Waterborne diseases use the water itself as a vector. Such diseases can also increase in virulence. The disease relies on contaminated water instead of an insect to carry it from person to person. But the principle is much the same: The disease does not rely on human victims for dispersal. Contaminated water supply normally spreads dysentery, cholera, and many other infections that cause diarrhea. Rivers can carry germs in untreated sewage downstream and infect towns and villages hundreds of miles away.
Reservoirs and carriers of disease
A disease reservoir is a source of infection outside the human species. Reservoirs are usually animals in whom the infect
ion is mild or even causes no disease. For example, bats are a reservoir for rabies and probably also for Ebolavirus.
A carrier is a human who is infected but does not become ill. Although carriers show no symptoms, they may transmit the disease to others. Even if all the susceptible human victims are dead or incapacitated due to a virulent infection, a few carriers may keep the infectious agent in circulation. Carriers may travel from one town to another, or they may stay where they are and keep the disease alive to emerge at some future time. Clearly, a disease that can rely on symptomless carriers or an animal reservoir is under less pressure to become milder.
Many diarrheal diseases cause symptoms in only a fraction of their human hosts. The proportion of symptomless carriers varies immensely. It may be more than half, as in Cryptosporidium or amebic dysentery, or very rare (about 2%–3%), as in typhoid. In most cases, the germs simply live in the intestines without causing disease. Intestinal diseases in which a large fraction of the population shows no symptoms are, by their nature, relatively mild, at least in most adults. The casualties from such diseases are mostly infants in poor countries. Malnutrition and lack of medical care make infantile diarrhea a major killer under such conditions.

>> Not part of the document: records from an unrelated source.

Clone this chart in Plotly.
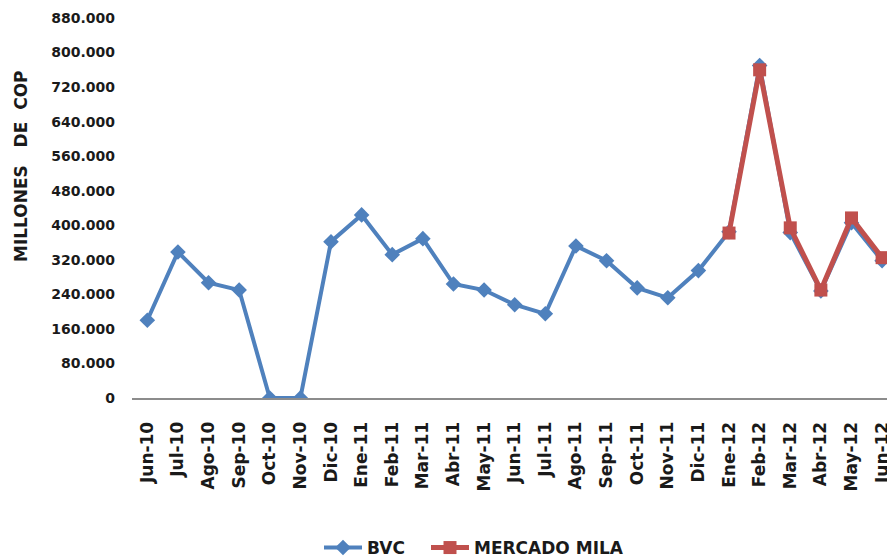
import plotly.graph_objects as go

categories = ["Jun-10", "Jul-10", "Ago-10", "Sep-10", "Oct-10", "Nov-10", "Dic-10",
              "Ene-11", "Feb-11", "Mar-11", "Abr-11", "May-11", "Jun-11", "Jul-11",
              "Ago-11", "Sep-11", "Oct-11", "Nov-11", "Dic-11", "Ene-12", "Feb-12",
              "Mar-12", "Abr-12", "May-12", "Jun-12"]

bvc = [180000, 338000, 267000, 250000, 0, 0, 362000,
       424000, 332000, 369000, 264000, 250000, 216000, 195000,
       352000, 318000, 255000, 232000, 295000, 385000, 770000,
       383000, 248000, 406000, 318000]

mila_categories = ["Ene-12", "Feb-12", "Mar-12", "Abr-12", "May-12", "Jun-12"]
mila = [382000, 760000, 394000, 250000, 417000, 325000]

y_tickvals = [0, 80000, 160000, 240000, 320000, 400000, 480000, 560000,
              640000, 720000, 800000, 880000]
y_ticktext = ["0", "80.000", "160.000", "240.000", "320.000", "400.000", "480.000",
              "560.000", "640.000", "720.000", "800.000", "880.000"]

BLUE = "#4F81BD"
RED = "#C0504D"
TXT = "#1a1a1a"

fig = go.Figure()
fig.add_trace(go.Scatter(
    x=categories, y=bvc, name="BVC", mode="lines+markers",
    line=dict(color=BLUE, width=4),
    marker=dict(symbol="diamond", size=12, color=BLUE),
    legend="legend",
))
fig.add_trace(go.Scatter(
    x=mila_categories, y=mila, name="MERCADO MILA", mode="lines+markers",
    line=dict(color=RED, width=5),
    marker=dict(symbol="square", size=13, color=RED),
    legend="legend2",
))

legend_font = dict(family="DejaVu Sans", size=17, color=TXT, weight="bold")
leg_y = (398 - 548) / 380

fig.update_layout(
    width=887, height=560,
    margin=dict(l=132, r=0, t=18, b=162, autoexpand=False),
    paper_bgcolor="white", plot_bgcolor="white",
    showlegend=True,
    legend=dict(orientation="h", x=(319 - 132) / 755, xanchor="left",
                y=leg_y, yanchor="middle", font=legend_font, itemwidth=38),
    legend2=dict(orientation="h", x=(426 - 132) / 755, xanchor="left",
                 y=leg_y, yanchor="middle", font=legend_font, itemwidth=38),
    xaxis=dict(
        type="category", categoryorder="array", categoryarray=categories,
        range=[-0.5, 24.16], automargin=False,
        showgrid=False, zeroline=False,
        showline=True, linecolor="#8c8c8c", linewidth=2,
        tickangle=-90, ticks="", ticklabelstandoff=15,
        tickfont=dict(family="DejaVu Sans", size=17, color=TXT, weight="bold"),
    ),
    yaxis=dict(
        range=[0, 880000], automargin=False,
        showgrid=False, zeroline=False, showline=False,
        tickvals=y_tickvals, ticktext=y_ticktext, ticks="",
        ticklabelstandoff=16,
        tickfont=dict(family="DejaVu Sans", size=14, color=TXT, weight="bold"),
    ),
    annotations=[dict(
        text="MILLONES\u00a0\u00a0\u00a0DE\u00a0\u00a0COP", textangle=-90,
        xref="paper", yref="paper", x=(21 - 132) / 755, y=(398 - 166) / 380,
        xanchor="center", yanchor="middle", showarrow=False,
        font=dict(family="DejaVu Sans", size=17, color=TXT, weight="bold"),
    )],
)

fig.write_html(
    "out.html",
    config={"displayModeBar": False},
    post_script="document.body.style.margin='0';document.body.style.overflow='hidden';",
)
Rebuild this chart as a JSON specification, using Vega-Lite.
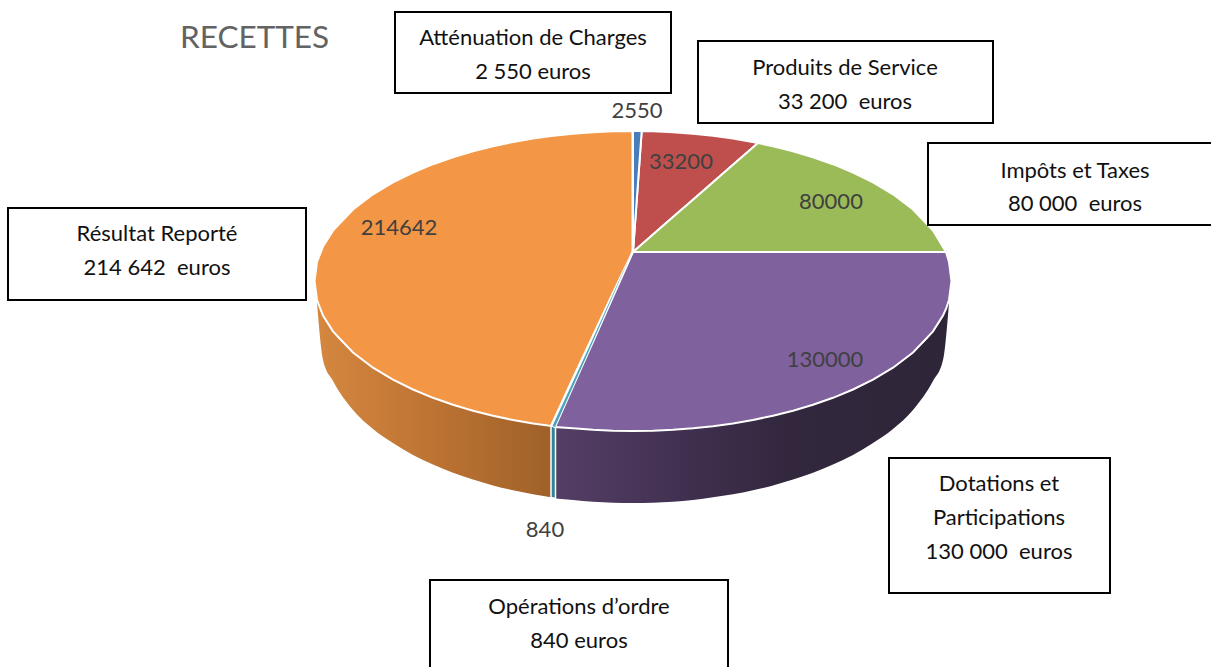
{
"$schema":"https://vega.github.io/schema/vega-lite/v6.json",
"width":1211,"height":667,"padding":0,"autosize":"none","background":"white",
"config":{"view":{"stroke":null}},
"datasets":{
"wallLeft":[{"x":317,"y":300,"y2":303},{"x":323,"y":315.5,"y2":360},{"x":333,"y":331.4,"y2":381},{"x":353,"y":352.5,"y2":410},{"x":373,"y":367.7,"y2":429},{"x":393,"y":379.6,"y2":443},{"x":413,"y":389.5,"y2":455},{"x":433,"y":397.8,"y2":464.5},{"x":453,"y":404.8,"y2":472.7},{"x":473,"y":410.7,"y2":479.6},{"x":493,"y":415.7,"y2":485.4},{"x":513,"y":420,"y2":490.3},{"x":533,"y":423.4,"y2":494.3},{"x":551,"y":425.9,"y2":497.2}],
"wallTeal":[{"x":551,"y":426,"y2":497.5},{"x":555.5,"y":427,"y2":498.5}],
"wallRight":[{"x":555.5,"y":427,"y2":498.5},{"x":573,"y":428.3,"y2":500},{"x":593,"y":429.8,"y2":501.7},{"x":613,"y":430.7,"y2":502.7},{"x":633,"y":431,"y2":503},{"x":653,"y":430.7,"y2":502.7},{"x":673,"y":429.8,"y2":501.7},{"x":693,"y":428.3,"y2":500},{"x":713,"y":426.2,"y2":497.2},{"x":733,"y":423.4,"y2":494.3},{"x":753,"y":420,"y2":490.3},{"x":773,"y":415.7,"y2":485.4},{"x":793,"y":410.7,"y2":479.6},{"x":813,"y":404.8,"y2":472.7},{"x":833,"y":397.8,"y2":464.5},{"x":853,"y":389.5,"y2":455},{"x":873,"y":379.6,"y2":443},{"x":893,"y":367.7,"y2":429},{"x":913,"y":352.5,"y2":410},{"x":933,"y":331.4,"y2":381},{"x":943,"y":315.5,"y2":360},{"x":949,"y":300,"y2":303}],
"slices":[
{"slice":"Résultat Reporté","x":314.5,"y":281,"y2":281},{"slice":"Résultat Reporté","x":317,"y":262,"y2":300},{"slice":"Résultat Reporté","x":323,"y":246.5,"y2":315.5},{"slice":"Résultat Reporté","x":333,"y":230.6,"y2":331.4},{"slice":"Résultat Reporté","x":353,"y":209.5,"y2":352.5},{"slice":"Résultat Reporté","x":373,"y":194.3,"y2":367.7},{"slice":"Résultat Reporté","x":393,"y":182.4,"y2":379.6},{"slice":"Résultat Reporté","x":413,"y":172.5,"y2":389.5},{"slice":"Résultat Reporté","x":433,"y":164.2,"y2":397.8},{"slice":"Résultat Reporté","x":453,"y":157.2,"y2":404.8},{"slice":"Résultat Reporté","x":473,"y":151.3,"y2":410.7},{"slice":"Résultat Reporté","x":493,"y":146.3,"y2":415.7},{"slice":"Résultat Reporté","x":513,"y":142,"y2":420},{"slice":"Résultat Reporté","x":533,"y":138.6,"y2":423.4},{"slice":"Résultat Reporté","x":551,"y":136.1,"y2":425.9},{"slice":"Résultat Reporté","x":573,"y":133.7,"y2":378},{"slice":"Résultat Reporté","x":593,"y":132.2,"y2":335.3},{"slice":"Résultat Reporté","x":613,"y":131.3,"y2":292.6},{"slice":"Résultat Reporté","x":632.5,"y":131,"y2":252},
{"slice":"Produits de Service","x":633,"y":252,"y2":252},{"slice":"Produits de Service","x":641.7,"y":131,"y2":244.4},{"slice":"Produits de Service","x":653,"y":131.3,"y2":234.6},{"slice":"Produits de Service","x":673,"y":132.2,"y2":217.1},{"slice":"Produits de Service","x":693,"y":133.7,"y2":199.7},{"slice":"Produits de Service","x":713,"y":135.8,"y2":182.2},{"slice":"Produits de Service","x":733,"y":138.6,"y2":164.8},{"slice":"Produits de Service","x":758,"y":143,"y2":143},
{"slice":"Atténuation de Charges","x":633,"y":131,"y2":252},{"slice":"Atténuation de Charges","x":641,"y":131,"y2":140.8},{"slice":"Atténuation de Charges","x":641.7,"y":131,"y2":131},
{"slice":"Impôts et Taxes","x":633,"y":252,"y2":252},{"slice":"Impôts et Taxes","x":653,"y":234.6,"y2":252},{"slice":"Impôts et Taxes","x":673,"y":217.1,"y2":252},{"slice":"Impôts et Taxes","x":693,"y":199.7,"y2":252},{"slice":"Impôts et Taxes","x":713,"y":182.2,"y2":252},{"slice":"Impôts et Taxes","x":733,"y":164.8,"y2":252},{"slice":"Impôts et Taxes","x":758,"y":143,"y2":252},{"slice":"Impôts et Taxes","x":773,"y":146.3,"y2":252},{"slice":"Impôts et Taxes","x":793,"y":151.3,"y2":252},{"slice":"Impôts et Taxes","x":813,"y":157.2,"y2":252},{"slice":"Impôts et Taxes","x":833,"y":164.2,"y2":252},{"slice":"Impôts et Taxes","x":853,"y":172.5,"y2":252},{"slice":"Impôts et Taxes","x":873,"y":182.4,"y2":252},{"slice":"Impôts et Taxes","x":893,"y":194.3,"y2":252},{"slice":"Impôts et Taxes","x":913,"y":209.5,"y2":252},{"slice":"Impôts et Taxes","x":933,"y":230.6,"y2":252},{"slice":"Impôts et Taxes","x":946,"y":252,"y2":252},
{"slice":"Dotations et Participations","x":555,"y":427,"y2":427},{"slice":"Dotations et Participations","x":573,"y":386.6,"y2":428.3},{"slice":"Dotations et Participations","x":593,"y":341.8,"y2":429.8},{"slice":"Dotations et Participations","x":613,"y":296.9,"y2":430.7},{"slice":"Dotations et Participations","x":633,"y":252,"y2":431},{"slice":"Dotations et Participations","x":653,"y":252,"y2":430.7},{"slice":"Dotations et Participations","x":673,"y":252,"y2":429.8},{"slice":"Dotations et Participations","x":693,"y":252,"y2":428.3},{"slice":"Dotations et Participations","x":713,"y":252,"y2":426.2},{"slice":"Dotations et Participations","x":733,"y":252,"y2":423.4},{"slice":"Dotations et Participations","x":753,"y":252,"y2":420},{"slice":"Dotations et Participations","x":773,"y":252,"y2":415.7},{"slice":"Dotations et Participations","x":793,"y":252,"y2":410.7},{"slice":"Dotations et Participations","x":813,"y":252,"y2":404.8},{"slice":"Dotations et Participations","x":833,"y":252,"y2":397.8},{"slice":"Dotations et Participations","x":853,"y":252,"y2":389.5},{"slice":"Dotations et Participations","x":873,"y":252,"y2":379.6},{"slice":"Dotations et Participations","x":893,"y":252,"y2":367.7},{"slice":"Dotations et Participations","x":913,"y":252,"y2":352.5},{"slice":"Dotations et Participations","x":933,"y":252,"y2":331.4},{"slice":"Dotations et Participations","x":943,"y":252,"y2":315.5},{"slice":"Dotations et Participations","x":946,"y":252,"y2":309},{"slice":"Dotations et Participations","x":949,"y":262,"y2":300},{"slice":"Dotations et Participations","x":951.5,"y":281,"y2":281}
],
"sliver":[{"slice":"Opérations d’ordre","x":552.5,"y":426,"y2":426},{"slice":"Opérations d’ordre","x":555,"y":420.6,"y2":427},{"slice":"Opérations d’ordre","x":590,"y":345,"y2":348.5},{"slice":"Opérations d’ordre","x":632,"y":252,"y2":252}],
"boxes":[{"name":"Atténuation de Charges","x":395,"x2":671,"y":12,"y2":93},{"name":"Produits de Service","x":698,"x2":993,"y":41,"y2":123},{"name":"Impôts et Taxes","x":928,"x2":1214,"y":143,"y2":225},{"name":"Résultat Reporté","x":8,"x2":306,"y":208,"y2":300},{"name":"Dotations et Participations","x":889,"x2":1110,"y":458,"y2":593},{"name":"Opérations d’ordre","x":430,"x2":728,"y":580,"y2":672}],
"boxText":[{"t":"Atténuation de Charges","x":533,"y":38},{"t":"2 550 euros","x":533,"y":72},{"t":"Produits de Service","x":845,"y":68},{"t":"33 200 \u00a0euros","x":845,"y":102},{"t":"Impôts et Taxes","x":1075,"y":171},{"t":"80 000 \u00a0euros","x":1075,"y":204},{"t":"Résultat Reporté","x":157,"y":234},{"t":"214 642 \u00a0euros","x":157,"y":268},{"t":"Dotations et","x":999,"y":484},{"t":"Participations","x":999,"y":518},{"t":"130 000 \u00a0euros","x":999,"y":552},{"t":"Opérations d’ordre","x":579,"y":607},{"t":"840 euros","x":579,"y":641}],
"values":[{"value":2550,"x":637,"y":111},{"value":33200,"x":681,"y":162},{"value":80000,"x":831,"y":202},{"value":130000,"x":825,"y":360},{"value":840,"x":545,"y":530},{"value":214642,"x":399,"y":228}],
"title":[{"t":"RECETTES","x":180,"y":39}]
},
"encoding":{
"x":{"field":"x","type":"quantitative","axis":null,"scale":{"domain":[0,1211],"nice":false,"zero":false}},
"y":{"field":"y","type":"quantitative","axis":null,"stack":false,"scale":{"domain":[667,0],"nice":false,"zero":false}}
},
"layer":[
{"data":{"name":"wallLeft"},"mark":{"type":"area","interpolate":"monotone","color":{"gradient":"linear","x1":0,"y1":0,"x2":1,"y2":0,"stops":[{"offset":0,"color":"#D5873F"},{"offset":0.5,"color":"#BC7333"},{"offset":1,"color":"#9F6129"}]}},"encoding":{"y2":{"field":"y2"}}},
{"data":{"name":"wallRight"},"mark":{"type":"area","interpolate":"monotone","color":{"gradient":"linear","x1":0,"y1":0,"x2":1,"y2":0,"stops":[{"offset":0,"color":"#553E66"},{"offset":0.35,"color":"#3F2F4E"},{"offset":0.6,"color":"#32273D"},{"offset":1,"color":"#2F2538"}]}},"encoding":{"y2":{"field":"y2"}}},
{"data":{"name":"wallTeal"},"mark":{"type":"area","color":"#2F8299","stroke":"white","strokeWidth":1.5},"encoding":{"y2":{"field":"y2"}}},
{"data":{"name":"slices"},"mark":{"type":"area","stroke":"white","strokeWidth":2},"encoding":{"y2":{"field":"y2"},"color":{"field":"slice","type":"nominal","legend":null,"scale":{"domain":["Atténuation de Charges","Produits de Service","Impôts et Taxes","Dotations et Participations","Résultat Reporté"],"range":["#4A7EBB","#BE4F4D","#9BBB59","#7F619D","#F39645"]}}}},
{"data":{"name":"sliver"},"mark":{"type":"area","color":"#4BA3BC"},"encoding":{"y2":{"field":"y2"}}},
{"data":{"name":"boxes"},"mark":{"type":"rect","fill":"white","stroke":"black","strokeWidth":2},"encoding":{"x2":{"field":"x2"},"y2":{"field":"y2"}}},
{"data":{"name":"values"},"mark":{"type":"text","font":"Lato","fontSize":22,"color":"#404040","align":"center","baseline":"middle"},"encoding":{"text":{"field":"value","type":"quantitative","format":"d"}}},
{"data":{"name":"boxText"},"mark":{"type":"text","font":"Lato","fontSize":22,"color":"#111111","align":"center","baseline":"middle"},"encoding":{"text":{"field":"t","type":"nominal"}}},
{"data":{"name":"title"},"mark":{"type":"text","font":"Lato","fontSize":31.5,"color":"#636363","align":"left","baseline":"middle"},"encoding":{"text":{"field":"t","type":"nominal"}}}
]
}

A few special cases are known of germs that have adapted specifically to inhabit some tissue other than the intestines. In such cases, the disease may remain much more virulent. In typhoid carriers, the bacteria inhabit the gall bladder, emerging now and then into the intestine. From there, they can reemerge into human society. Salmonella typhi, the agent of typhoid fever, is one of the most virulent infections spread by the contamination of food or water with human waste. It is also a specifically human disease, unlike many other varieties of Salmonella, which are shared with assorted animals. These less dangerous relatives have no special hiding place and must therefore refrain from killing their multiple hosts to stay in circulation.